To repair the atmosphere, we first need to repair the damage to our soil and its original custodians.
For most Australians living in urban areas far removed from the rural communities providing the food they rely upon, conversations around climate change and the environmental impact of industrial agriculture tend to be rather abstract. Everyone has heard vegans argue that it’s our reliance upon animal products that causes the greatest amount of damage to our environment. Yet, this tends to overlook the sheer complexity of the issue.
In the same way that a diverse and complex series of interactions within our soil leads to changes in our upper atmosphere, the problems that exist within agricultural production are not singular. Nor can one part of the agricultural process change, without impacting another.

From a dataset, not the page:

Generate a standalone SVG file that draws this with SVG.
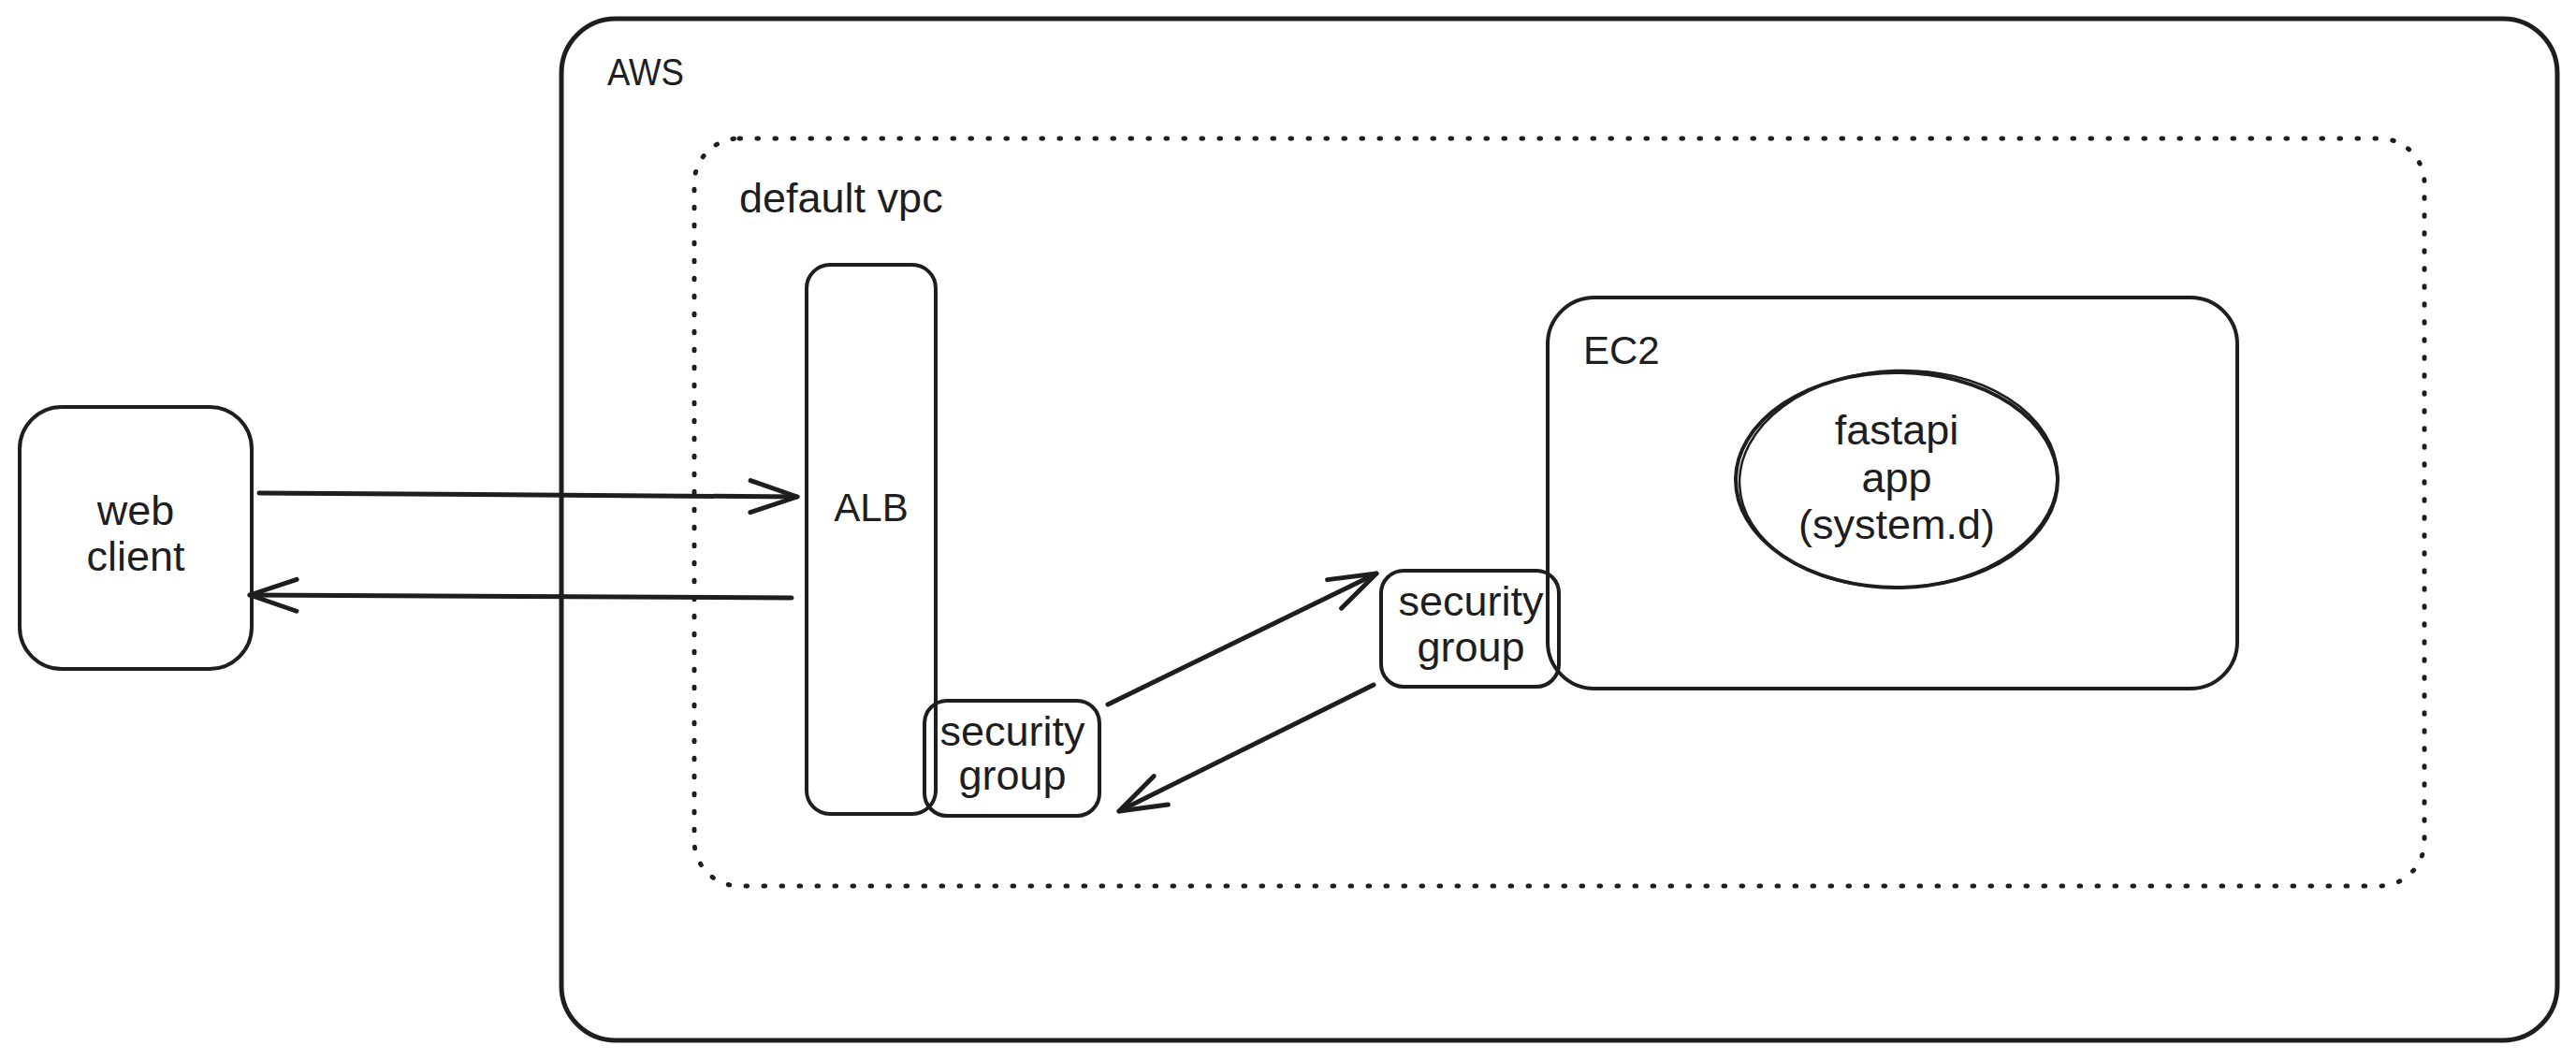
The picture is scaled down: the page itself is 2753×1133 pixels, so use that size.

“Some farmers are better than other farmers [just] as some businessmen are better than other businessmen,” David Towney says. “And some farms, just need to be a little bit more open to re-education. A lot [will say they] ‘learnt from their father’ and that sort of story… [but] it is a bit sad that those techniques might’ve worked when they first arrived, but the soil is not the same [now].”
To tackle climate change head on, discussions need to be about more than just fossil fuels and energy production. They need to address the relationship between the environment and the land.
“I just think it’s about time that we started talking about these things. I think if we wait another, maybe 10 years to 20 years, things are just going to get worse.”
To repair the damage to the atmosphere, we might first need to repair the damage to our soil and its original custodians. And finding a way to achieve that, requires a regeneration of culture.